Deacon Tony560:
One of the reasons that Luther came up with his wild ideas was because he was very scrupulous.
Yes. I’ve also heard a comparison to part of the Adam and Eve story. As you all know, God said not to eat from the tree of knowledge of good and evil, but all the other trees were fine.
Genesis 3:1 Now the serpent was the most cunning of all the animals that the LORD God had made. The serpent asked the woman, “Did God really tell you not to eat from any of the trees in the garden?”
The serpent is tempting Eve to restate the restriction as greater than it is, and to see wrong in any eating of fruit. Eve resists at first.
Genesis 3:2 The woman answered the serpent: "We may eat of the fruit of the trees in the garden;
But then Eve herself creates a rule that God didn’t give-- Genesis 3:3 it is only about the fruit of the tree in the middle of the garden that God said, ‘You shall not eat it or even touch it, lest you die.’"
I’ve heard this interpreted as adding to the rule and thus making it more likely you will break it.

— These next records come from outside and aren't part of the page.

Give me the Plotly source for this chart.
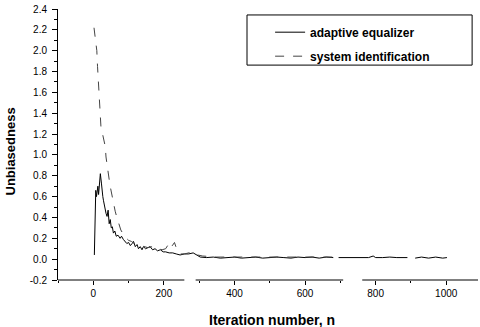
import plotly.graph_objects as go

# ---- data ----
n_equalizer = [3, 5, 7, 9, 11, 13, 15, 17, 20, 23, 25, 27, 29, 31, 34, 36, 39, 42, 45, 48,
               51, 54, 57, 61, 65, 70, 76, 80, 85, 90, 95, 100, 105, 110, 114, 119, 124, 128,
               133, 138, 142, 148, 155, 161, 168, 175, 182, 190, 198, 205, 215, 225, 235, 246,
               258, 270, 283, 292, 303, 320, 340, 360, 380, 400, 420, 440, 460, 480, 500, 520,
               540, 560, 580, 600, 620, 640, 660, 680, 687, 695, 720, 740, 760, 780, 793, 800,
               820, 840, 860, 880, 890, 900, 912, 930, 950, 970, 990, 1002]
v_equalizer = [0.04, 0.45, 0.66, 0.60, 0.68, 0.70, 0.62, 0.74, 0.82, 0.73, 0.64, 0.60, 0.56,
               0.52, 0.50, 0.44, 0.41, 0.47, 0.34, 0.38, 0.30, 0.31, 0.25, 0.27, 0.22, 0.23,
               0.20, 0.22, 0.19, 0.17, 0.15, 0.16, 0.13, 0.15, 0.17, 0.12, 0.14, 0.10, 0.12,
               0.09, 0.12, 0.10, 0.11, 0.12, 0.09, 0.10, 0.08, 0.09, 0.07, 0.07, 0.06, 0.06,
               0.05, 0.04, 0.05, 0.05, 0.06, 0.04, 0.02, 0.015, 0.02, 0.01, 0.015, 0.02, 0.01,
               0.015, 0.02, 0.01, 0.015, 0.02, 0.015, 0.01, 0.02, 0.015, 0.02, 0.01, 0.02, 0.015,
               None, 0.015, 0.015, 0.02, 0.015, 0.015, 0.03, 0.015, 0.015, 0.02, 0.015, 0.015,
               0.015, None, 0.01, 0.02, 0.01, 0.02, 0.01, 0.015]

n_sysid = [2, 4, 6, 8, 10, 12, 14, 16, 18, 20, 22, 25, 28, 31, 34, 36, 38, 40, 43, 46, 49, 52,
           55, 58, 62, 66, 70, 74, 78, 83, 88, 94, 100, 108, 116, 125, 135, 145, 155, 165, 175,
           185, 195, 205, 212, 218, 224, 230, 238, 246, 258, 270, 283, 295, 310, 350, 400, 450,
           500, 550, 600, 650, 680]
v_sysid = [2.22, 2.15, 2.10, 2.06, 2.00, 1.85, 1.72, 1.60, 1.45, 1.33, 1.25, 1.22, 1.18, 1.14,
           1.08, 0.98, 0.92, 0.86, 0.82, 0.74, 0.68, 0.62, 0.58, 0.52, 0.46, 0.41, 0.36, 0.32,
           0.28, 0.25, 0.22, 0.20, 0.18, 0.17, 0.15, 0.14, 0.13, 0.12, 0.11, 0.12, 0.10, 0.10,
           0.09, 0.10, 0.14, 0.17, 0.13, 0.16, 0.08, 0.05, 0.05, 0.06, 0.07, 0.04, 0.03, 0.02,
           0.02, 0.02, 0.02, 0.02, 0.02, 0.02, 0.02]

y_ticks = [-0.2, 0.0, 0.2, 0.4, 0.6, 0.8, 1.0, 1.2, 1.4, 1.6, 1.8, 2.0, 2.2, 2.4]
x_ticks = [0, 200, 400, 600, 800, 1000]
axis_segments = [(-100, 258), (290, 708), (762, 1090)]

FONT = "Liberation Sans, Arial, sans-serif"

fig = go.Figure()
fig.add_trace(go.Scatter(x=n_equalizer, y=v_equalizer, mode="lines", name="adaptive equalizer",
                         line=dict(color="black", width=1), legendgroup="a",
                         connectgaps=False))
fig.add_trace(go.Scatter(x=n_sysid, y=v_sysid, mode="lines", name="system identification",
                         line=dict(color="#444444", width=1, dash="dash"), legendgroup="b"))

shapes = []
for a, b in axis_segments:
    shapes.append(dict(type="line", xref="x", yref="paper", x0=a, x1=b, y0=0, y1=0,
                       line=dict(color="black", width=1)))
# legend frame
shapes.append(dict(type="rect", xref="paper", yref="paper", x0=0.45, x1=0.986, y0=0.793,
                   y1=0.978, line=dict(color="black", width=1)))

fig.update_layout(
    width=480, height=327,
    margin=dict(l=58, r=2, t=9, b=47),
    paper_bgcolor="white", plot_bgcolor="white",
    font=dict(family=FONT, color="black", size=10),
    showlegend=True,
    legend=dict(x=0.505, y=0.968, xanchor="left", yanchor="top",
                bgcolor="rgba(0,0,0,0)", borderwidth=0,
                font=dict(size=12, family=FONT, color="black", weight="bold"),
                itemwidth=30, tracegroupgap=5, traceorder="grouped"),
    shapes=shapes,
    annotations=[
        dict(text="<b>Unbiasedness</b>", xref="paper", yref="paper", x=-0.112, y=0.474,
             textangle=-90, showarrow=False, font=dict(size=13, family=FONT, color="black"),
             xanchor="center", yanchor="middle"),
        dict(text="<b>Iteration number, n</b>", xref="paper", yref="paper", x=0.51, y=-0.148,
             showarrow=False, font=dict(size=14, family=FONT, color="black"),
             xanchor="center", yanchor="middle"),
    ],
)

fig.update_xaxes(range=[-100, 1090], tickvals=x_ticks, ticktext=[str(v) for v in x_ticks],
                 showline=False, showgrid=False, zeroline=False,
                 ticks="outside", ticklen=4, tickcolor="black", tickwidth=1,
                 minor=dict(dtick=100, tick0=0, ticks="outside", ticklen=2, tickcolor="black"),
                 tickfont=dict(size=10, family=FONT, color="black"))
fig.update_yaxes(range=[-0.2, 2.4], tickvals=y_ticks, ticktext=[f"{v:.1f}" for v in y_ticks],
                 showline=True, linecolor="black", linewidth=1, showgrid=False, zeroline=False,
                 ticks="outside", ticklen=5, tickcolor="black", tickwidth=1,
                 minor=dict(dtick=0.1, tick0=0, ticks="outside", ticklen=3, tickcolor="black"),
                 tickfont=dict(size=10, family=FONT, color="black"), ticklabelstandoff=3)

# remove the default 8px page margin so the figure sits at the window's corner
fig.write_html("out.html", config={"displayModeBar": False},
               post_script="document.body.style.margin='0';document.body.style.padding='0';")
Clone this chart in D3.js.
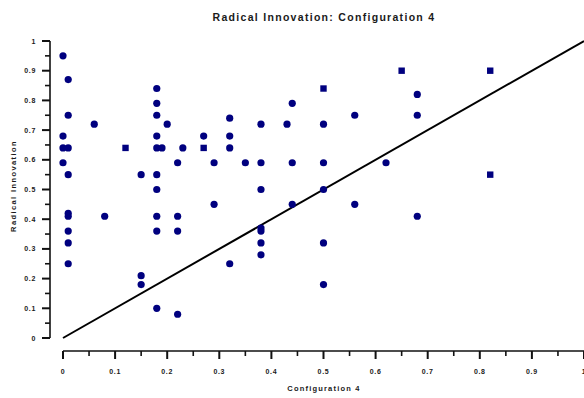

I think it can also be related to spiritual pride (maybe not the right term). I’ve gone through phases where I did all sorts of devotions and would overreact if I missed one and think it was all messed up–the focus on the perfection being the enemy of what I really should have been focusing on.
(In fact, in Portrait of the Artist…, Stephen Dedalus does that during his regained religious phase before losing faith, and he also can’t believe he is really absolved, since he believes he is such a great sinner that he couldn’t be, and reconfesses the same old sins. Whatever you think of the novel, that part of it is really psychologically accurate.)